Elliptical VS Treadmill; Summer sweat in hibernation
Since I always get calls and e-mails with fitness and nutrition questions, I thought I’d share them with you.
Send your questions to Trainer@marineparkfitness.com and I’ll answer it in a future post.
Q: Now that the weather is cooler, I’m not sweating as much as I was in the summer. Does that mean I’m not getting as good of a workout?
A: Nope. Your body needs to be a certain temperature to effectively do the work you want it to do. In the summer, because of the extra heat from being outside, your body gets much hotter and has to sweat more to keep your inner temperature from getting too high. Now that the temps are in the 60′s when you’re working out, your body isn’t getting hot as quickly, so you won’t sweat as much. That doesn’t mean you’re slacking off in your workout.
Q: What’s better to do, the elliptical machine or the treadmill?
A: First let’s assume that you’re not a runner, because you would definitely pick the treadmill. So if you want to get a kick ass, burn more calories than you can eat workout, you really can get it from both machines. But, you do have to know how to use them the right way.
You can change things on the treadmill like the speed and incline. On an elliptical, you can change the incline, intensity, work at different RPM’s, and move your legs backwards. The way you combine all of that will give you a certain result.

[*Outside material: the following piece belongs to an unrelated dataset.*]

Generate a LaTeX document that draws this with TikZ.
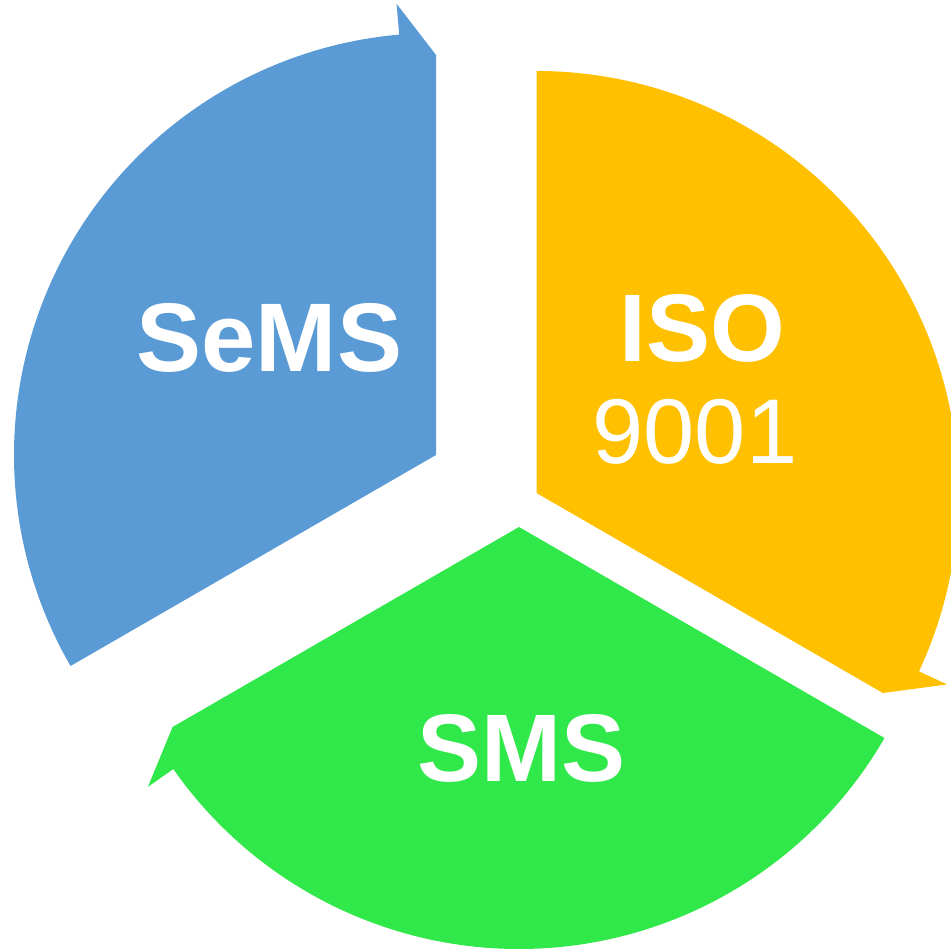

But you should know that both of them also have pluses and minuses. If you set the treadmill on a specific speed, you’re forced to run at that pace. So if you have a hard time pushing yourself, just pick a fast speed and you’ll have no choice but to run on that fast moving belt. On the other hand, you can slack off on the elliptical and no one will be the wiser. Just make a cringed look on your face so that people around you think you’re pushing it.
On the other hand, a treadmill can hold you back too! Think about this; you’re running on the treadmill at a certain speed and max incline. Your body is fit enough to handle even more intensity, but your legs just can’t move any faster. So it’s the skill of running fast that is keeping you from getting a higher quality workout. If you walked over to the elliptical, you can stride at a certain incline, RPM, and even increase the resistance to push yourself harder. Even if you can’t hold a high RPM, you can pick up the intensity and push yourself into overdrive. That’s something you can’t do on the treadmill.